Afinal, Boris Johnson vai aparentemente ter o que deseja, eleições antecipadas e uma saída da UE sem acordo, após sofrer mais um revés com a decisão do Supremo Tribunal de considerar ilegal a suspensão do Parlamento. Isto depois de o Parlamento ter proibido a saída sem acordo e ter aprovado uma lei a obrigá-lo, se não conseguir um acordo até 19 de outubro, a pedir um adiamento da saída da UE, coisa que ele não fará “nem morto”. Não deixa de ser curioso não conseguirmos perceber, a cada vez que os seus planos são contrariados, se ele perdeu ou ganhou. Como pode Corbyn pedir a sua demissão, tendo votado contra eleições antecipadas? Acredita Corbyn que Westminster o vai querer para primeiro ministro? Não há alternativa, se Boris se demitir, ante o impasse. E Johnson é o único trunfo dos Conservadores em eleições, o único capaz de esvaziar o Partido do Brexit – se algo encarna o Brexit, é ele. Portanto, com a ajuda do seu Rasputine, o conselheiro especial e controlador dos assessores do Governo Dominic Cummings (já fez demitir uma assessora do ministro das finanças), prepara uma campanha sob o mote do Povo (ele e o Governo) contra o Parlamento (a força de bloqueio).

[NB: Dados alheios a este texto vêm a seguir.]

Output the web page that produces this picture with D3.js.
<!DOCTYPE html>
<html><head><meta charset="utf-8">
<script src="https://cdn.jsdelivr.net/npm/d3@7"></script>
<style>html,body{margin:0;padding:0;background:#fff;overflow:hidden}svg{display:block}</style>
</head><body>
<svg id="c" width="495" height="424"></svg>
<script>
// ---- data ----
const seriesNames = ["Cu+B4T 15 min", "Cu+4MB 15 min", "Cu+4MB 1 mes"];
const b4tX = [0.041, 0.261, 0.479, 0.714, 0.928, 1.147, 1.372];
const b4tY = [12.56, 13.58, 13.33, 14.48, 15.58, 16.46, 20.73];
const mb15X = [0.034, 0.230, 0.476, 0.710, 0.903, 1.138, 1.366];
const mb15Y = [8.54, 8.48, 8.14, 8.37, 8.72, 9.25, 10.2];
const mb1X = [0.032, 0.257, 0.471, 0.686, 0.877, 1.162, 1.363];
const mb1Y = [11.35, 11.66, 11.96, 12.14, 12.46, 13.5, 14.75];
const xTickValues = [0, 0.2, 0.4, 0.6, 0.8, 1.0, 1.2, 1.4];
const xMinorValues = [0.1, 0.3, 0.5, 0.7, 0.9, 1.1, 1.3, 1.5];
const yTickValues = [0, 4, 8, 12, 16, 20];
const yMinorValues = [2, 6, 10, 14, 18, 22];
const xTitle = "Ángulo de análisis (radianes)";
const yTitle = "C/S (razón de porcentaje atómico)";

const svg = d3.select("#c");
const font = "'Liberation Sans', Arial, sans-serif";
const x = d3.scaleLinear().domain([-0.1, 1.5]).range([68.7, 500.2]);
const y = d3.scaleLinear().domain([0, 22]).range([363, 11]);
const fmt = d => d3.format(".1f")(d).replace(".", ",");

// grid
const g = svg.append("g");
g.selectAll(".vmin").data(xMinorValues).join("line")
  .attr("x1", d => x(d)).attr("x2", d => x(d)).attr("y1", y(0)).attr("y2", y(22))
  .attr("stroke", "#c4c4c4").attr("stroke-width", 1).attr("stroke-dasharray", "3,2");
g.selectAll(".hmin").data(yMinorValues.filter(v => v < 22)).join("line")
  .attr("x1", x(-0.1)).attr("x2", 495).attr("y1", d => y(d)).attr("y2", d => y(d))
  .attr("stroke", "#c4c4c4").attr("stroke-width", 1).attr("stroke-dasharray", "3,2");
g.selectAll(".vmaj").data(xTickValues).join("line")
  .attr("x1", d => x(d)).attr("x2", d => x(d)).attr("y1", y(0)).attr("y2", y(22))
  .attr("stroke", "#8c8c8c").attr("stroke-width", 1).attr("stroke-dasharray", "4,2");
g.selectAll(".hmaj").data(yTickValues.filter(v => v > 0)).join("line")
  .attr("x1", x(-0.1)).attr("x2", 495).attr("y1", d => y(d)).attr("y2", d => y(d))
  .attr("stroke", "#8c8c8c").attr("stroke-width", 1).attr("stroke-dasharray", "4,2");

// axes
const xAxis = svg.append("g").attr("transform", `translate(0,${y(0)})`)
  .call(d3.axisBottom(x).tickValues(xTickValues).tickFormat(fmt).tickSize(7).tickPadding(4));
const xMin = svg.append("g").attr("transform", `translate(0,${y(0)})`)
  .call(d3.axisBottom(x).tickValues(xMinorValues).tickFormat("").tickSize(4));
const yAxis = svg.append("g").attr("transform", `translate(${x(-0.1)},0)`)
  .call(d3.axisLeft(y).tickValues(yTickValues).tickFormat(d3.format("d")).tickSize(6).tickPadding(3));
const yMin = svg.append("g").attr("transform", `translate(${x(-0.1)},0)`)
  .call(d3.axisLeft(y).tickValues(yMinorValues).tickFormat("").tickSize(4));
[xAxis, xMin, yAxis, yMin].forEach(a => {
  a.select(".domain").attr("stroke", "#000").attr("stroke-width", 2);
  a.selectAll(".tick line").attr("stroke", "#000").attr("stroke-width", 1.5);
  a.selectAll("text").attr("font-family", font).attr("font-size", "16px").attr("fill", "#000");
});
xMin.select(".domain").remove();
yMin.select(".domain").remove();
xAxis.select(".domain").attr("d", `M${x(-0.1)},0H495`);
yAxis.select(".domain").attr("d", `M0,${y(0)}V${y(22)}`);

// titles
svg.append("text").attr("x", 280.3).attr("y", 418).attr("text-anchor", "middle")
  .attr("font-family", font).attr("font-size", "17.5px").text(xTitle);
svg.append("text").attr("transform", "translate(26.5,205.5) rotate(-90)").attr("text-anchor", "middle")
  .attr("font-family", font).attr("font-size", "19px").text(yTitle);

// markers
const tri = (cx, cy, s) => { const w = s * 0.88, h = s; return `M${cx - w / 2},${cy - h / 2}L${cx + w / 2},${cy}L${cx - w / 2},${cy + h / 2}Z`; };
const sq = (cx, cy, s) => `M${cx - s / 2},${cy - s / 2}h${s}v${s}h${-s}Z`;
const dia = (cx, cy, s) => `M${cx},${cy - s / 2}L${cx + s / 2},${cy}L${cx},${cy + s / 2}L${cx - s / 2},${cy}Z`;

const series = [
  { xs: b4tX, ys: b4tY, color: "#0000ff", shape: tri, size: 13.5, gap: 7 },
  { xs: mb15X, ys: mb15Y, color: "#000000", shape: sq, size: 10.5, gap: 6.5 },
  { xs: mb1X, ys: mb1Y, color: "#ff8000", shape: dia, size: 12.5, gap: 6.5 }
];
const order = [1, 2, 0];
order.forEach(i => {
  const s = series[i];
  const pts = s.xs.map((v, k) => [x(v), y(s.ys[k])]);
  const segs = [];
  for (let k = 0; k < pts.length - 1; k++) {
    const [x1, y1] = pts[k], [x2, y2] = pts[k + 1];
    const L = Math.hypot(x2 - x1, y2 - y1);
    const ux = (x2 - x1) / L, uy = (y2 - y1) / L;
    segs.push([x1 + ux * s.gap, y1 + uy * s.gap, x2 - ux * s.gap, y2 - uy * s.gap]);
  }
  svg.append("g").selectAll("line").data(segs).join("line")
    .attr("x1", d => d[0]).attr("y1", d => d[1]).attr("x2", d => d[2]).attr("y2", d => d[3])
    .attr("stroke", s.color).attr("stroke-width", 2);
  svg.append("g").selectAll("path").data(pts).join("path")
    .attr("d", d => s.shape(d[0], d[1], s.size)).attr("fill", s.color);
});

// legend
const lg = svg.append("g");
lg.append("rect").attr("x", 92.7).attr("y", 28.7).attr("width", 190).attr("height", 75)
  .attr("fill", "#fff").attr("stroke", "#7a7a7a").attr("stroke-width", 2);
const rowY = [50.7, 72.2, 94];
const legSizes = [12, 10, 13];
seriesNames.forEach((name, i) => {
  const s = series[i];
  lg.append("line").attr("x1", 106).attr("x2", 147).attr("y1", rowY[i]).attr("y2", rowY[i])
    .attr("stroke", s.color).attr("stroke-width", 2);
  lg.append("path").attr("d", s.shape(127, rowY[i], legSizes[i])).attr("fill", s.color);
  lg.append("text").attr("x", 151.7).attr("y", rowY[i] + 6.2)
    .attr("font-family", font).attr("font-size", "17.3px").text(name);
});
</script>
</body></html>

Vivemos momentos únicos na política britânica. Outro sinal da mudança dos tempos é relatado por George Osborne no The Spectator. Conta ele que em 2008 estavam desesperados por convencer Kenneth Clarke a integrar o governo sombra. Marcaram uma reunião para casa de Osborne, mais discreto que no Parlamento, não fosse ele dizer não; à hora combinada, Clarke não apareceu. Osborne desceu à rua e encontrou-o a lutar com o telemóvel para pagar o estacionamento. Finalmente, o homem disse que sim. Agora, uma dezena de anos depois, já nem sequer é bom para membro do partido: ele e uma vintena de outros notáveis foram expulsos por Johnson por se lhe oporem. Conclui Osborne que se está a tornar uma coisa rara: um ex-chanceler que continua no partido.

Na verdade, Boris vende banha da cobra aos britânicos, que caíram no conto do Take Back Control e que acreditaram numa mentira colada nos lados de um autocarro vermelho – mas a mensagem era simples, estudada por Cummings para ir direto ao coração. Portanto, terrivelmente eficaz. A verdadeira estratégia de Boris é teológica: vamos em frente e seja o que Deus quiser. O no deal Brexit é uma lotaria, ninguém sabe o que vai trazer. Mas foram tantos os avisos de calamidade eminente nos últimos dois anos que já são ouvidos com desconfiança. Como está a economia britânica do pós-referendo de 2016? Bem, obrigado. Os recém divulgados resultados de julho mostram o produto a crescer 0,3% no mês; a taxa de desemprego mais baixa dos últimos 45 anos; as desigualdades em mínimos de 30 anos; os salários a crescer ao ritmo mais rápido da última dúzia de anos. Isto prova que o Brexit é bom? Não, apenas que a economia britânica é resiliente, tão resiliente que resiste até a Boris Johnson.